No Siesta, Close The Fiesta!

On February 14th, 20 SUN leaders visited Mayor Matt Driscoll in his City Hall office. This was not a typical Valentine’s Day affair, SUN demanded that the Mayor earn his gift. SUN wants the city to close the Fiesta Market (317 S. Geddes St.) under the city’s Nuisance Abatement law. SUN also wants the city to evict a junk-collecting tenant at a property (328 Midland Ave.) that the city declared unfit for habitation in May 2004.

SUN was forced to make its
surprise visit because of no progress made by the city departments responsible for these problems–the Law Department for Fiesta Market and the Division of Code Enforcement for 328 Midland Ave.

Despite 12 arrests for drug sales on its property, and an agreement with the city to hire private security and install cameras to monitor its parking lot, the Fiesta has made no effort to clean up its act. In fact, in the time after the store’s agreement with the city, the store has been the site of an arrest for underage sales. At the time of this arrest, drugs were found on the property.

Code Enforcement had towed out massive amounts of junk from the property at 328 Midland after SUN held a meeting on the problem in May 2004. The house, which has had no running water since 2000, was declared unfit at that time. However, the tenant continued to live there and collect more junk–cars, refrigerators and other large size appliances.

SUN held another meeting in February with the director of Code Enforcement Jim Blakeman and area residents. When confronted with pictures of what residents are calling Blakeman’s Blooper, SUN was informed that there was nothing Code Enforcement could do about the tenant and Code would not resume towing out junk in the winter.

After SUN’s visit at noon, Code Enforcement was called into an emergency meeting with the Mayor and towing of junk resumed that afternoon. Code Enforcement also spoke directly with the absentee landlord and reached an agreement for the landlord to start eviction proceedings.

Later that same afternoon, the city’s Police Chief issued the order to close the Fiesta Market within business 5 days. The store appealed the order to the state’s Appellate division and the case will be heard on February 28th in Rochester.

Oh, SUN’s Valentine gift to the mayor? Two big sheets of plywood to board up the problem properties. Practical AND Thoughtful!

SUN Wins Passage Of City Business License For Corner Stores & Bars

On September 22, 2003 the Syracuse Common Council unanimously passed legislation creating a city business license for corner stores and bars operating in the city. The license, called a Certificate of Use, also requires the owners of the business to run a clean operation that does not threaten the health and safety of its neighbors.

The new law becomes part of the city’s existing Nuisance Abatement ordinance.

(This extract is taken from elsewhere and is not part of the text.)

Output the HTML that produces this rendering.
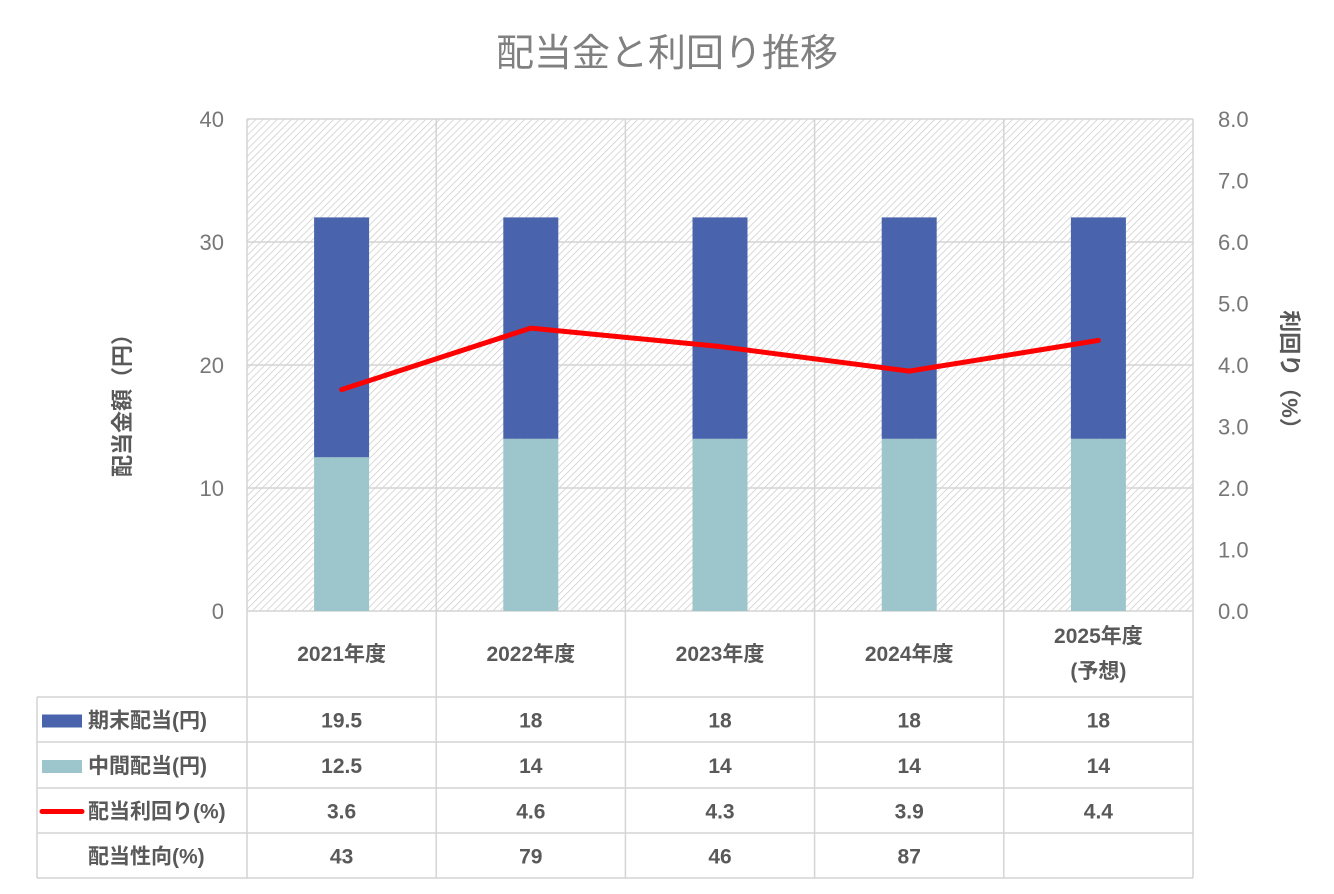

The law creates a point system for violations of the city’s Property Code, quality of life violations (trash, noise, loitering) and being the site of arrests and convictions for more serious drug and weapons offenses. If a business collects enough violations, the business can have their certificate of use revoked for up to a year.

Syracuse United Neighbors has been fighting for this legislation for over a year. SUN collected commitments from 9 common councilors to support this legislation at a series of meetings held with neighborhood residents in 2002 and 2003. This summer, several working meetings with SUN members, the police, Code Enforcement and city attorneys were convened by Councilor Kate O’Connell in her role as chair of the Council’s Public Safety committee. SUN salutes her hard work and dedication to our neighborhoods.

Many corner stores and bars have become one-stop crime stores. They sell little more than alcohol, tobacco and lottery tickets. The more enterprising sell hot foods to the crowds of drug dealers loitering on the corner and in their parking lots.

The corner stores and bars in our neighborhoods play a leading role in the crime ravaging the south and near-west sides of the city. Before police raided and closed the store in May, Ariel’s Market on the corner of Ontario and Otisco streets was the site of a cocaine and heroin ring netting over $100,000 of sales per week. Bo’s Place, a bar near the corner of S. Salina and Lafayette Ave., was the site of this summer’s most recent gang-related murder.

The certificate of use is SUN’s strong message to those businesses that do not recognize their obligation to their neighbors–Clean Up Or We’ll Close You Down!